Our Story

Letter from the Founders

If we built it would they come? That was our concern prior to SJN’s inaugural Solutions Summit, which we convened in the shadow of Utah’s Wasatch mountains in early November 2017. It was our first attempt to bring members of our emerging tribe together.

And it turned out to be a good idea! Not only did folks show up; participants were as thrilled to find one another as we were to meet them. We spent three electric days with close to 100 journalists, j-school faculty and researchers, from leaders of national news organizations to freelancers to reporters at small-town outlets from a dozen states.

Here’s a public secret: There are loads of journalists who are eager to do rigorous reporting that better reflects, and respects, the full spectrum of activity and experience in the communities they cover. Many have told us that solutions journalism has helped them round out their coverage, providing a framework (grounded in journalistic ethics) to tell stories about how people are struggling to adapt to a wide range of challenges.

At the summit, they discovered colleagues who felt the same. “This is the first time I've been with a group of journalists and actually felt like I belonged,” said Alaska Public Media reporter Anne Hillman, echoing a sentiment we heard repeatedly over the weekend.

In many ways, 2017 was a pivotal year for journalism. Alongside continued newspaper closures and attacks on the press, we saw a resurgence in public support for journalism and considerable reflection among journalists about their role in the country’s challenges. For SJN, the year was all-out. Our newsroom team dramatically expanded its reach; our network grew substantially; we catalyzed newsroom projects and streams of coverage that led to meaningful impact in news organizations and communities. We relaunched a website designed for the needs of journalists; we built SolutionsU®, a major step forward to connect solutions stories to broad civic audiences. We expanded our Learning Lab, where you’ll now find resources in Spanish, French, Indonesian, and Chinese — driven by local demand.

Most satisfying, solutions journalism has become an accepted category in news.

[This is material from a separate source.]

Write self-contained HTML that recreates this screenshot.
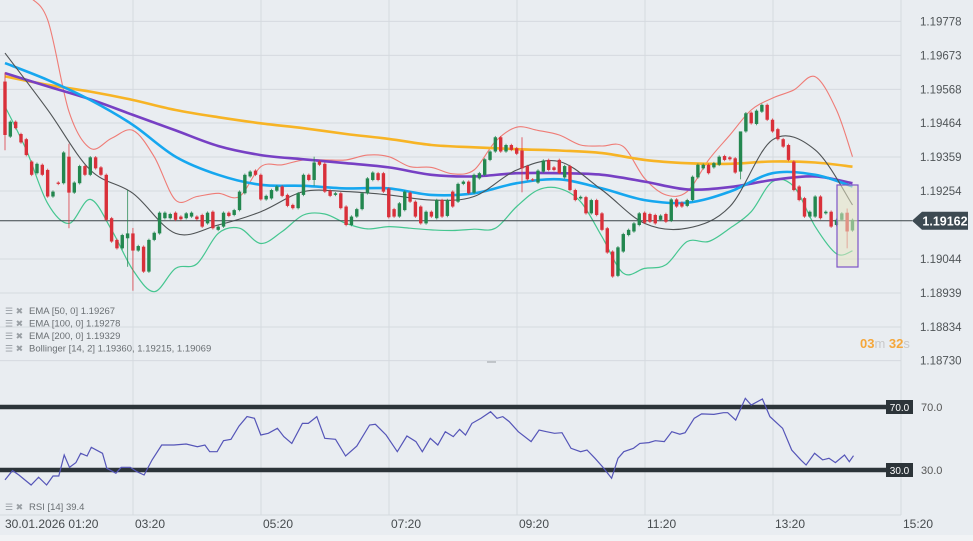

We rarely have to explain to journalists what it means, or defend it. This has created a new problem for us, a good problem, that we’re grappling with: we get more requests from newsrooms than we can currently accommodate. How do we shift our model to reach more? We were even asked to consult on “Wyatt Cenac’s Problem Areas,” a new HBO comedy anchored in solutions reporting.

All of this work is animated by the conviction that people are desperate for change. When you see the world through a frame of crisis and conflict, the result is suffering and division. We seek to provide a balance: to re-focus more of our collective attention on plausible possibilities to build something better. Who’s having success? What’s promising? What’s worth trying?

For us, encouraging journalists to ask these questions is just the beginning. Once news organizations start helping their communities learn about options, things change. Audiences begin paying closer attention. They want to build better communities. They express appreciation. They feel more truthfully reflected, so they trust more, and are willing to engage in more respectful conversations. They even show more willingness to pay for news.

This may seem obvious, but it needs to be continually reiterated. To present an accurate view of reality, alongside the world’s corruption, negligence and prejudice, the news also must reveal the world’s integrity, competence and tolerance. But not in a feel-good way, not as light fare at Thanksgiving, or hero worship that oversimplifies problems. The goal is to build awareness and understanding, to curse darkness when necessary and light candles so we can endeavor to repair. With this lens, we will come to know our neighbors more faithfully, and this may help society move beyond the fears and wounds that have engendered so much division and tribalism.

As always, we’re grateful and honored to work with you towards this goal.